The reconstitution of wind regimes has impacted aeolian sand seas throughout the last 100,000 years of Icehouse Milankovitch and smaller-scale climatic cycles. Approached as self-organizing systems, the physical response of dunes within sand seas can be partly understood from models and theory. Given a sediment supply, the availability of this supply, and wind energy, dune fields develop over relatively short periods of time. Through the process of merging with migration, dunes increase in size, crest length and spacing, with a corresponding decrease in defect density. Steady state is approached when all bedforms are similar in size, migrate at the same speed, and crestline orientation is as perpendicular as possible to all constructive winds. Dune type is a function of the direction and magnitude of these winds. With a change in wind regime, crest reorientation occurs at defects, and at a rate inversely proportional to defect density. Because the rate of change of spacing and orientation within well-developed dune fields with few defects is slow, most relict dune-field patterns do not form templates for new patterns, but rather new patterns form congruent with the new wind regime. Linear dune fields especially have a typically low defect density, and the rate of formation of a new pattern of dunes exceeds the rate of crest reorientation for the existing dunes, leading to the superimposition of generations of dunes. Although a large array of other complex dune-field patterns exists that are poorly understood, many of these probably originate through superposition of dune generations.
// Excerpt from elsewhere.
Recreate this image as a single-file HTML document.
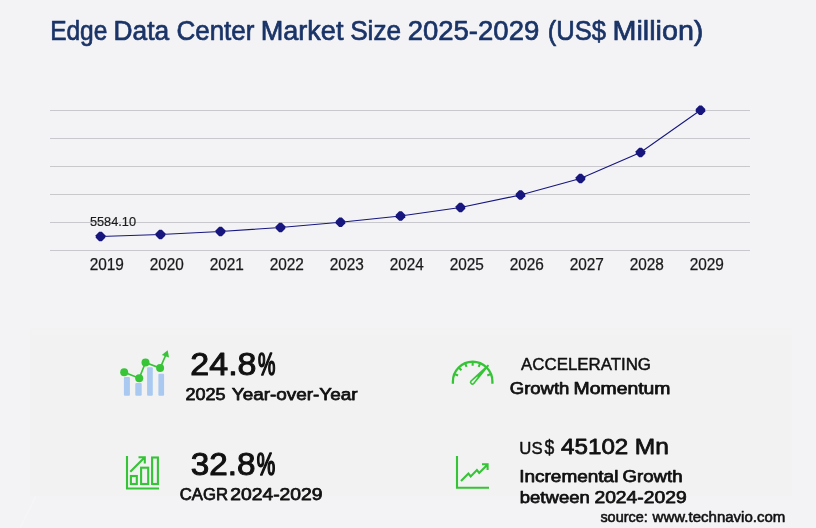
<!DOCTYPE html>
<html lang="en">
<head>
<meta charset="utf-8">
<title>Edge Data Center Market Size 2025-2029 (US$ Million)</title>
<style>
html,body{margin:0;padding:0;background:#f3f3f6;}
body{width:816px;height:528px;overflow:hidden;font-family:"Liberation Sans",sans-serif;}
svg{display:block;}
text{font-family:"Liberation Sans",sans-serif;}
.g{fill:none;stroke:#35c435;stroke-width:2.1;}
</style>
</head>
<body>
<svg width="816" height="528" viewBox="0 0 816 528">
<rect x="0" y="0" width="816" height="528" fill="#f3f3f6"/>
<!-- lower panel -->
<rect x="30" y="328" width="762" height="168" fill="#f2f2f2"/>
<rect x="32" y="330" width="760" height="5" fill="#f3f3f3"/>
<line x1="36" y1="496" x2="20" y2="528" stroke="#f5f5f8" stroke-width="1.6"/>

<!-- grid -->
<g stroke="#c9c9cd" stroke-width="1" shape-rendering="crispEdges">
<line x1="50" y1="110.5" x2="750" y2="110.5"/>
<line x1="50" y1="138.5" x2="750" y2="138.5"/>
<line x1="50" y1="166.5" x2="750" y2="166.5"/>
<line x1="50" y1="194.5" x2="750" y2="194.5"/>
<line x1="50" y1="222.5" x2="750" y2="222.5"/>
<line x1="50" y1="250.5" x2="750" y2="250.5"/>
</g>
<!-- series -->
<polyline fill="none" stroke="#16167e" stroke-width="1.1" points="100.4,236.5 160.4,234.5 220.4,231.5 280.4,227.5 340.4,222.3 400.4,216 460.4,207.5 520.4,195 580.4,178.5 640.4,152.5 700.4,110.3"/>
<g fill="#16167e">
<polygon points="99.20,231.75 101.80,231.75 105.25,235.20 105.25,237.80 101.80,241.25 99.20,241.25 95.75,237.80 95.75,235.20"/>
<polygon points="159.20,229.75 161.80,229.75 165.25,233.20 165.25,235.80 161.80,239.25 159.20,239.25 155.75,235.80 155.75,233.20"/>
<polygon points="219.20,226.75 221.80,226.75 225.25,230.20 225.25,232.80 221.80,236.25 219.20,236.25 215.75,232.80 215.75,230.20"/>
<polygon points="279.20,222.75 281.80,222.75 285.25,226.20 285.25,228.80 281.80,232.25 279.20,232.25 275.75,228.80 275.75,226.20"/>
<polygon points="339.20,217.55 341.80,217.55 345.25,221.00 345.25,223.60 341.80,227.05 339.20,227.05 335.75,223.60 335.75,221.00"/>
<polygon points="399.20,211.25 401.80,211.25 405.25,214.70 405.25,217.30 401.80,220.75 399.20,220.75 395.75,217.30 395.75,214.70"/>
<polygon points="459.20,202.75 461.80,202.75 465.25,206.20 465.25,208.80 461.80,212.25 459.20,212.25 455.75,208.80 455.75,206.20"/>
<polygon points="519.20,190.25 521.80,190.25 525.25,193.70 525.25,196.30 521.80,199.75 519.20,199.75 515.75,196.30 515.75,193.70"/>
<polygon points="579.20,173.75 581.80,173.75 585.25,177.20 585.25,179.80 581.80,183.25 579.20,183.25 575.75,179.80 575.75,177.20"/>
<polygon points="639.20,147.75 641.80,147.75 645.25,151.20 645.25,153.80 641.80,157.25 639.20,157.25 635.75,153.80 635.75,151.20"/>
<polygon points="699.20,105.55 701.80,105.55 705.25,109.00 705.25,111.60 701.80,115.05 699.20,115.05 695.75,111.60 695.75,109.00"/>
</g>
<text x="89.89" y="225.6" font-size="13.4" fill="#1c1c1c" stroke="#1c1c1c" stroke-width=".2" textLength="46.11" lengthAdjust="spacingAndGlyphs">5584.10</text>
<g font-size="16.2" fill="#1a1a1a" stroke="#1a1a1a" stroke-width=".25">
<text x="89.65" y="269.8" textLength="34.25" lengthAdjust="spacingAndGlyphs">2019</text>
<text x="149.65" y="269.8" textLength="34.12" lengthAdjust="spacingAndGlyphs">2020</text>
<text x="209.65" y="269.8" textLength="34.28" lengthAdjust="spacingAndGlyphs">2021</text>
<text x="269.65" y="269.8" textLength="34.30" lengthAdjust="spacingAndGlyphs">2022</text>
<text x="329.65" y="269.8" textLength="34.20" lengthAdjust="spacingAndGlyphs">2023</text>
<text x="389.66" y="269.8" textLength="33.97" lengthAdjust="spacingAndGlyphs">2024</text>
<text x="449.65" y="269.8" textLength="34.17" lengthAdjust="spacingAndGlyphs">2025</text>
<text x="509.65" y="269.8" textLength="34.20" lengthAdjust="spacingAndGlyphs">2026</text>
<text x="569.65" y="269.8" textLength="34.30" lengthAdjust="spacingAndGlyphs">2027</text>
<text x="629.65" y="269.8" textLength="34.19" lengthAdjust="spacingAndGlyphs">2028</text>
<text x="689.65" y="269.8" textLength="34.25" lengthAdjust="spacingAndGlyphs">2029</text>
</g>

<!-- icon 1: bars + trend line -->
<g>
<g fill="#a9c9f1">
<rect x="123.900" y="377.100" width="6" height="18.600" rx="1"/>
<rect x="135.300" y="383.100" width="6.400" height="12.600" rx="1"/>
<rect x="147.100" y="367.200" width="5.700" height="28.500" rx="1"/>
<rect x="158.400" y="373.800" width="5.700" height="21.900" rx="1"/>
</g>
<polyline fill="none" stroke="#37c437" stroke-width="1.700" points="124.200,372.200 139.200,378.200 145.500,362.500 160.100,368.100 165.800,355"/>
<g fill="#37c437">
<circle cx="124.200" cy="372.200" r="4"/>
<circle cx="139.200" cy="378.200" r="4"/>
<circle cx="145.500" cy="362.500" r="4"/>
<circle cx="160.100" cy="368.100" r="4"/>
<path d="M167.700 350.200l1.300 7.400l-7.200-2.600z"/>
</g>
</g>

<!-- icon 2: speedometer -->
<g>
<path d="M452.90 383.8V381.5A19.75 19.75 0 0 1 492.40 381.5V383.8" fill="none" stroke="#35c435" stroke-width="2.3"/>
<path d="M455.10 374.23L458.05 375.45M459.21 368.06L461.48 370.33M465.38 363.95L466.60 366.90M472.65 362.50L472.65 365.70M479.92 363.95L478.70 366.90M490.20 374.23L487.25 375.45" fill="none" stroke="#35c435" stroke-width="2.1"/>
<path d="M474.29 383.99L489.15 365.82L487.85 364.58L470.51 380.41A2.6 2.6 0 0 0 474.29 383.99Z" fill="#35c435"/>
<path d="M473.16 382.92L477.70 376.89L477.41 376.62L471.64 381.48A1.05 1.05 0 0 0 473.16 382.92Z" fill="#f2f2f2"/>
</g>

<!-- icon 3: bar chart with arrow -->
<g class="g" stroke-linecap="butt" stroke-linejoin="miter">
<path d="M127 456v32.500h32"/>
<rect x="130.900" y="476" width="5.900" height="8"/>
<rect x="141.100" y="467.700" width="7.100" height="16.300"/>
<rect x="152.100" y="457.500" width="5.800" height="26.500"/>
<path d="M130.300 471.800l14.200-14.200M138.500 457.300h6.300v6.300"/>
</g>

<!-- icon 4: line chart -->
<g class="g" stroke-linecap="butt" stroke-linejoin="miter">
<path d="M457 456v31.800h32"/>
<path d="M461 480.900l7.400-7.400l2.300 2.900l6.200-6.300l2.300 2.900l8.400-8.400M482 464.300h5.600v5.600"/>
</g>

<!-- stats text -->
<g>
<text y="39.8" font-size="28.2" fill="#1a3467" stroke="#1a3467" stroke-width="0.7" stroke-linejoin="round"><tspan x="50.14" textLength="57.20" lengthAdjust="spacingAndGlyphs">Edge</tspan> <tspan x="113.59" textLength="55.66" lengthAdjust="spacingAndGlyphs">Data</tspan> <tspan x="176.43" textLength="78.05" lengthAdjust="spacingAndGlyphs">Center</tspan> <tspan x="260.63" textLength="82.82" lengthAdjust="spacingAndGlyphs">Market</tspan> <tspan x="350.16" textLength="50.95" lengthAdjust="spacingAndGlyphs">Size</tspan> <tspan x="407.67" textLength="131.59" lengthAdjust="spacingAndGlyphs">2025-2029</tspan> <tspan x="547.76" textLength="58.30" lengthAdjust="spacingAndGlyphs">(US$</tspan> <tspan x="612.49" textLength="90.94" lengthAdjust="spacingAndGlyphs">Million)</tspan></text>
<text y="374.7" font-size="31.2" fill="#111" stroke="#111" stroke-width="1.0" stroke-linejoin="round"><tspan x="190.39" textLength="66.08" lengthAdjust="spacingAndGlyphs">24.8</tspan><tspan x="258.05" textLength="17.39" lengthAdjust="spacingAndGlyphs" stroke-width="1.7">%</tspan></text>
<text y="399.8" font-size="16.8" fill="#111" stroke="#111" stroke-width="0.75" stroke-linejoin="round"><tspan x="185.47" textLength="40.11" lengthAdjust="spacingAndGlyphs">2025</tspan> <tspan x="231.77" textLength="125.76" lengthAdjust="spacingAndGlyphs">Year-over-Year</tspan></text>
<text y="474.7" font-size="31.2" fill="#111" stroke="#111" stroke-width="1.0" stroke-linejoin="round"><tspan x="190.83" textLength="64.71" lengthAdjust="spacingAndGlyphs">32.8</tspan><tspan x="256.71" textLength="18.48" lengthAdjust="spacingAndGlyphs" stroke-width="1.7">%</tspan></text>
<text y="499.8" font-size="16.8" fill="#111" stroke="#111" stroke-width="0.75" stroke-linejoin="round"><tspan x="179.83" textLength="48.17" lengthAdjust="spacingAndGlyphs">CAGR</tspan> <tspan x="230.20" textLength="92.34" lengthAdjust="spacingAndGlyphs">2024-2029</tspan></text>
<text y="369.8" font-size="16.8" fill="#111" stroke="#111" stroke-width="0.5" stroke-linejoin="round"><tspan x="521.02" textLength="129.98" lengthAdjust="spacingAndGlyphs">ACCELERATING</tspan></text>
<text y="394.0" font-size="16.8" fill="#111" stroke="#111" stroke-width="0.75" stroke-linejoin="round"><tspan x="509.74" textLength="59.68" lengthAdjust="spacingAndGlyphs">Growth</tspan> <tspan x="573.59" textLength="96.92" lengthAdjust="spacingAndGlyphs">Momentum</tspan></text>
<text y="454.4" font-size="16.6" fill="#111" stroke="#111" stroke-width="0.45" stroke-linejoin="round"><tspan x="519.34" textLength="23.21" lengthAdjust="spacingAndGlyphs">US</tspan></text>
<text y="454.4" font-size="20.6" fill="#111" stroke="#111" stroke-width="0.5" stroke-linejoin="round"><tspan x="544.46" textLength="9.77" lengthAdjust="spacingAndGlyphs">$</tspan></text>
<text y="454.4" font-size="22.5" fill="#111" stroke="#111" stroke-width="0.8" stroke-linejoin="round"><tspan x="561.04" textLength="67.27" lengthAdjust="spacingAndGlyphs">45102</tspan> <tspan x="634.89" textLength="34.11" lengthAdjust="spacingAndGlyphs">Mn</tspan></text>
<text y="481.7" font-size="16.8" fill="#111" stroke="#111" stroke-width="0.75" stroke-linejoin="round"><tspan x="519.22" textLength="99.17" lengthAdjust="spacingAndGlyphs">Incremental</tspan> <tspan x="622.64" textLength="59.89" lengthAdjust="spacingAndGlyphs">Growth</tspan></text>
<text y="503.2" font-size="16.8" fill="#111" stroke="#111" stroke-width="0.75" stroke-linejoin="round"><tspan x="519.78" textLength="70.05" lengthAdjust="spacingAndGlyphs">between</tspan> <tspan x="594.41" textLength="92.23" lengthAdjust="spacingAndGlyphs">2024-2029</tspan></text>
<text y="522.0" font-size="15.3" fill="#111" stroke="#111" stroke-width="0.6" stroke-linejoin="round"><tspan x="600.40" textLength="47.42" lengthAdjust="spacingAndGlyphs">source:</tspan> <tspan x="652.62" textLength="132.76" lengthAdjust="spacingAndGlyphs">www.technavio.com</tspan></text>
</g>
</svg>
</body>
</html>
Complex dune-field patterns are characteristic of accumulation surfaces where the frequency of wind-regime change exceeds any burial rate. In contrast, much of the aeolian rock record results from dune fields in which the accumulation surface was exposed for relatively short periods of time. Complexity of aeolian cross-strata in the geological record is best attributed to large dune size, which fosters the formation of superimposed dunes, and to main bedform crest orientation that is oblique to shorter frequency wind cycles, allowing the occurrence of superimposed lee-face dunes.